What you will do: Send each entry back exactly as given, pictures excluded.

Given records:
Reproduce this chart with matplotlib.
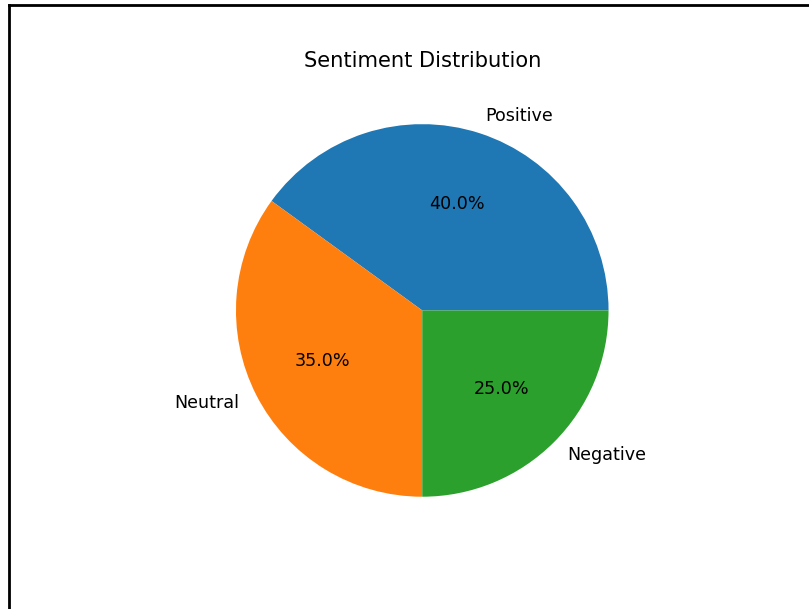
import matplotlib
matplotlib.use("Agg")
import matplotlib.pyplot as plt
from matplotlib.lines import Line2D

labels = ["Positive", "Neutral", "Negative"]
sizes = [40, 35, 25]

W, H, DPI = 809, 609, 126
fig = plt.figure(figsize=(W / DPI, H / DPI), dpi=DPI)

# axes placed where a default 640x480 figure (scaled 1.26, offset by the border) puts it
ax = fig.add_axes([0.1357, 0.1079, 0.7725, 0.7647])
ax.pie(sizes, labels=labels, autopct="%1.1f%%")
ax.set_title("Sentiment Distribution")

# screenshot border on the left and top
fig.add_artist(Line2D([9 / W, 9 / W], [0, 1 - 5 / H], color="black", lw=1.6,
                      transform=fig.transFigure))
fig.add_artist(Line2D([9 / W, 1], [1 - 5 / H, 1 - 5 / H], color="black", lw=1.6,
                      transform=fig.transFigure))

fig.savefig("out.png", dpi=DPI)
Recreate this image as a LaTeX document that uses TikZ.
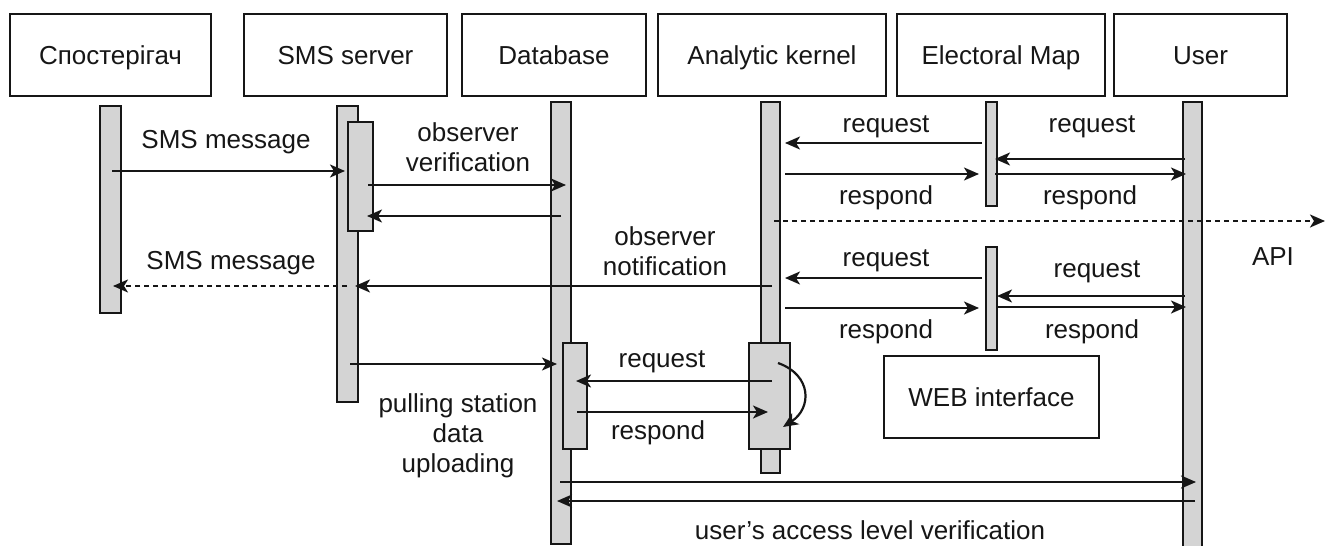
\documentclass[tikz,border=0pt]{standalone}
\usepackage{fontspec}
\setmainfont{Liberation Sans}
\usetikzlibrary{arrows.meta}
\definecolor{barfill}{HTML}{D4D4D4}
\definecolor{ink}{HTML}{161616}
\begin{document}
\begin{tikzpicture}[x=1pt, y=-1pt,
  txt/.style={font=\fontsize{26}{30}\selectfont, text=ink, inner sep=0pt, align=center},
  head/.style={txt, draw=ink, line width=2.4pt, minimum height=82pt, text height=22pt, text depth=3pt},
  bar/.style={draw=ink, fill=barfill, line width=2pt, inner sep=0pt},
  msg/.style={draw=ink, line width=2.2pt, -{Stealth[length=15pt, width=13pt, inset=4pt]}},
  ret/.style={msg, dash pattern=on 5pt off 4pt},
]
\useasboundingbox (0,0) rectangle (1326,546);

% participants
\node[head, minimum width=201pt] (hObs)  at (110.5,55)  {Спостерігач};
\node[head, minimum width=203pt] (hSms)  at (345.5,55)  {SMS server};
\node[head, minimum width=184pt] (hDb)   at (554,55)    {Database};
\node[head, minimum width=228pt] (hAk)   at (772,55)    {Analytic kernel};
\node[head, minimum width=208pt] (hMap)  at (1001,55)   {Electoral Map};
\node[head, minimum width=173pt] (hUser) at (1200.5,55) {User};

% lifelines and activations
\node[bar, minimum width=21pt, minimum height=207pt] (lObs)  at (110.5,209.5) {};
\node[bar, minimum width=21pt, minimum height=296pt] (lSms)  at (347.5,254)   {};
\node[bar, minimum width=25pt, minimum height=109pt] (aSms)  at (360.5,176.5) {};
\node[bar, minimum width=20pt, minimum height=442pt] (lDb)   at (561,323)     {};
\node[bar, minimum width=24pt, minimum height=106pt] (aDb)   at (575,396)     {};
\node[bar, minimum width=19pt, minimum height=371pt] (lAk)   at (770.5,287.5) {};
\node[bar, minimum width=41pt, minimum height=106pt] (aAk)   at (769.5,396)   {};
\node[bar, minimum width=11pt, minimum height=104pt] (aMap1) at (991.5,154)   {};
\node[bar, minimum width=11pt, minimum height=103pt] (aMap2) at (991.5,298.5) {};
\node[bar, minimum width=19pt, minimum height=470pt] (lUser) at (1192.5,337)  {};

\node[head, minimum width=215pt] (web) at (991.5,397) {WEB interface};

% message end points
\coordinate (p1a) at (112,171);   \coordinate (p1b) at (345,171);
\coordinate (p2a) at (368,185);   \coordinate (p2b) at (566,185);
\coordinate (p3a) at (561,216);   \coordinate (p3b) at (367,216);
\coordinate (p4a) at (982,143);   \coordinate (p4b) at (785,143);
\coordinate (p5a) at (785,174);   \coordinate (p5b) at (979,174);
\coordinate (p6a) at (1185,159);  \coordinate (p6b) at (995,159);
\coordinate (p7a) at (995,174);   \coordinate (p7b) at (1186,174);
\coordinate (p8a) at (774,221);   \coordinate (p8b) at (1325,221);
\coordinate (p9a) at (772,286);   \coordinate (p9b) at (355,286);
\coordinate (q1a) at (347,286);   \coordinate (q1b) at (113,286);
\coordinate (q2a) at (982,278);   \coordinate (q2b) at (785,278);
\coordinate (q3a) at (785,308);   \coordinate (q3b) at (979,308);
\coordinate (q4a) at (1185,296);  \coordinate (q4b) at (997,296);
\coordinate (q5a) at (997,307);   \coordinate (q5b) at (1186,307);
\coordinate (q6a) at (350,364);   \coordinate (q6b) at (557,364);
\coordinate (q7a) at (772,381);   \coordinate (q7b) at (576,381);
\coordinate (q8a) at (577,412);   \coordinate (q8b) at (768,412);
\coordinate (q9a) at (778,363);   \coordinate (q9b) at (783,427);
\coordinate (r1a) at (560,482);   \coordinate (r1b) at (1196,482);
\coordinate (r2a) at (1195,501);  \coordinate (r2b) at (557,501);

% messages
\draw[msg] (p1a) -- (p1b);
\draw[msg] (p2a) -- (p2b);
\draw[msg] (p3a) -- (p3b);
\draw[msg] (p4a) -- (p4b);
\draw[msg] (p5a) -- (p5b);
\draw[msg] (p6a) -- (p6b);
\draw[msg] (p7a) -- (p7b);
\draw[ret] (p8a) -- (p8b);
\draw[msg] (p9a) -- (p9b);
\draw[ret] (q1a) -- (q1b);
\draw[msg] (q2a) -- (q2b);
\draw[msg] (q3a) -- (q3b);
\draw[msg] (q4a) -- (q4b);
\draw[msg] (q5a) -- (q5b);
\draw[msg] (q6a) -- (q6b);
\draw[msg] (q7a) -- (q7b);
\draw[msg] (q8a) -- (q8b);
\draw[msg] (q9a) .. controls (812,375) and (812,408) .. (q9b);
\draw[msg] (r1a) -- (r1b);
\draw[msg] (r2a) -- (r2b);

% labels
\node[txt] (t1)  at (226,142)   {SMS message};
\node[txt] (t2)  at (468,147.5) {observer\\verification};
\node[txt] (t3)  at (886,127)   {request};
\node[txt] (t4)  at (886,198)   {respond};
\node[txt] (t5)  at (1092,127)  {request};
\node[txt] (t6)  at (1090,198)  {respond};
\node[txt] (t7)  at (1273,257)  {API};
\node[txt] (t8)  at (665,251)   {observer\\notification};
\node[txt] (t9)  at (231,263)   {SMS message};
\node[txt] (t10) at (886,261)   {request};
\node[txt] (t11) at (886,332)   {respond};
\node[txt] (t12) at (1097,272)  {request};
\node[txt] (t13) at (1092,332)  {respond};
\node[txt] (t14) at (662,362)   {request};
\node[txt] (t15) at (658,433)   {respond};
\node[txt] (t16) at (458,436)   {pulling station\\data\\uploading};
\node[txt] (t17) at (870,530)   {user's access level verification};
\end{tikzpicture}
\end{document}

Result of this task:
Reproduce this chart with matplotlib.
import matplotlib
matplotlib.use("Agg")
import matplotlib.pyplot as plt
from matplotlib.lines import Line2D

labels = ["Positive", "Neutral", "Negative"]
sizes = [40, 35, 25]

W, H, DPI = 809, 609, 126
fig = plt.figure(figsize=(W / DPI, H / DPI), dpi=DPI)

# axes placed where a default 640x480 figure (scaled 1.26, offset by the border) puts it
ax = fig.add_axes([0.1357, 0.1079, 0.7725, 0.7647])
ax.pie(sizes, labels=labels, autopct="%1.1f%%")
ax.set_title("Sentiment Distribution")

# screenshot border on the left and top
fig.add_artist(Line2D([9 / W, 9 / W], [0, 1 - 5 / H], color="black", lw=1.6,
                      transform=fig.transFigure))
fig.add_artist(Line2D([9 / W, 1], [1 - 5 / H, 1 - 5 / H], color="black", lw=1.6,
                      transform=fig.transFigure))

fig.savefig("out.png", dpi=DPI)
Recreate this image as a LaTeX document that uses TikZ.
\documentclass[tikz,border=0pt]{standalone}
\usepackage{fontspec}
\setmainfont{Liberation Sans}
\usetikzlibrary{arrows.meta}
\definecolor{barfill}{HTML}{D4D4D4}
\definecolor{ink}{HTML}{161616}
\begin{document}
\begin{tikzpicture}[x=1pt, y=-1pt,
  txt/.style={font=\fontsize{26}{30}\selectfont, text=ink, inner sep=0pt, align=center},
  head/.style={txt, draw=ink, line width=2.4pt, minimum height=82pt, text height=22pt, text depth=3pt},
  bar/.style={draw=ink, fill=barfill, line width=2pt, inner sep=0pt},
  msg/.style={draw=ink, line width=2.2pt, -{Stealth[length=15pt, width=13pt, inset=4pt]}},
  ret/.style={msg, dash pattern=on 5pt off 4pt},
]
\useasboundingbox (0,0) rectangle (1326,546);

% participants
\node[head, minimum width=201pt] (hObs)  at (110.5,55)  {Спостерігач};
\node[head, minimum width=203pt] (hSms)  at (345.5,55)  {SMS server};
\node[head, minimum width=184pt] (hDb)   at (554,55)    {Database};
\node[head, minimum width=228pt] (hAk)   at (772,55)    {Analytic kernel};
\node[head, minimum width=208pt] (hMap)  at (1001,55)   {Electoral Map};
\node[head, minimum width=173pt] (hUser) at (1200.5,55) {User};

% lifelines and activations
\node[bar, minimum width=21pt, minimum height=207pt] (lObs)  at (110.5,209.5) {};
\node[bar, minimum width=21pt, minimum height=296pt] (lSms)  at (347.5,254)   {};
\node[bar, minimum width=25pt, minimum height=109pt] (aSms)  at (360.5,176.5) {};
\node[bar, minimum width=20pt, minimum height=442pt] (lDb)   at (561,323)     {};
\node[bar, minimum width=24pt, minimum height=106pt] (aDb)   at (575,396)     {};
\node[bar, minimum width=19pt, minimum height=371pt] (lAk)   at (770.5,287.5) {};
\node[bar, minimum width=41pt, minimum height=106pt] (aAk)   at (769.5,396)   {};
\node[bar, minimum width=11pt, minimum height=104pt] (aMap1) at (991.5,154)   {};
\node[bar, minimum width=11pt, minimum height=103pt] (aMap2) at (991.5,298.5) {};
\node[bar, minimum width=19pt, minimum height=470pt] (lUser) at (1192.5,337)  {};

\node[head, minimum width=215pt] (web) at (991.5,397) {WEB interface};

% message end points
\coordinate (p1a) at (112,171);   \coordinate (p1b) at (345,171);
\coordinate (p2a) at (368,185);   \coordinate (p2b) at (566,185);
\coordinate (p3a) at (561,216);   \coordinate (p3b) at (367,216);
\coordinate (p4a) at (982,143);   \coordinate (p4b) at (785,143);
\coordinate (p5a) at (785,174);   \coordinate (p5b) at (979,174);
\coordinate (p6a) at (1185,159);  \coordinate (p6b) at (995,159);
\coordinate (p7a) at (995,174);   \coordinate (p7b) at (1186,174);
\coordinate (p8a) at (774,221);   \coordinate (p8b) at (1325,221);
\coordinate (p9a) at (772,286);   \coordinate (p9b) at (355,286);
\coordinate (q1a) at (347,286);   \coordinate (q1b) at (113,286);
\coordinate (q2a) at (982,278);   \coordinate (q2b) at (785,278);
\coordinate (q3a) at (785,308);   \coordinate (q3b) at (979,308);
\coordinate (q4a) at (1185,296);  \coordinate (q4b) at (997,296);
\coordinate (q5a) at (997,307);   \coordinate (q5b) at (1186,307);
\coordinate (q6a) at (350,364);   \coordinate (q6b) at (557,364);
\coordinate (q7a) at (772,381);   \coordinate (q7b) at (576,381);
\coordinate (q8a) at (577,412);   \coordinate (q8b) at (768,412);
\coordinate (q9a) at (778,363);   \coordinate (q9b) at (783,427);
\coordinate (r1a) at (560,482);   \coordinate (r1b) at (1196,482);
\coordinate (r2a) at (1195,501);  \coordinate (r2b) at (557,501);

% messages
\draw[msg] (p1a) -- (p1b);
\draw[msg] (p2a) -- (p2b);
\draw[msg] (p3a) -- (p3b);
\draw[msg] (p4a) -- (p4b);
\draw[msg] (p5a) -- (p5b);
\draw[msg] (p6a) -- (p6b);
\draw[msg] (p7a) -- (p7b);
\draw[ret] (p8a) -- (p8b);
\draw[msg] (p9a) -- (p9b);
\draw[ret] (q1a) -- (q1b);
\draw[msg] (q2a) -- (q2b);
\draw[msg] (q3a) -- (q3b);
\draw[msg] (q4a) -- (q4b);
\draw[msg] (q5a) -- (q5b);
\draw[msg] (q6a) -- (q6b);
\draw[msg] (q7a) -- (q7b);
\draw[msg] (q8a) -- (q8b);
\draw[msg] (q9a) .. controls (812,375) and (812,408) .. (q9b);
\draw[msg] (r1a) -- (r1b);
\draw[msg] (r2a) -- (r2b);

% labels
\node[txt] (t1)  at (226,142)   {SMS message};
\node[txt] (t2)  at (468,147.5) {observer\\verification};
\node[txt] (t3)  at (886,127)   {request};
\node[txt] (t4)  at (886,198)   {respond};
\node[txt] (t5)  at (1092,127)  {request};
\node[txt] (t6)  at (1090,198)  {respond};
\node[txt] (t7)  at (1273,257)  {API};
\node[txt] (t8)  at (665,251)   {observer\\notification};
\node[txt] (t9)  at (231,263)   {SMS message};
\node[txt] (t10) at (886,261)   {request};
\node[txt] (t11) at (886,332)   {respond};
\node[txt] (t12) at (1097,272)  {request};
\node[txt] (t13) at (1092,332)  {respond};
\node[txt] (t14) at (662,362)   {request};
\node[txt] (t15) at (658,433)   {respond};
\node[txt] (t16) at (458,436)   {pulling station\\data\\uploading};
\node[txt] (t17) at (870,530)   {user's access level verification};
\end{tikzpicture}
\end{document}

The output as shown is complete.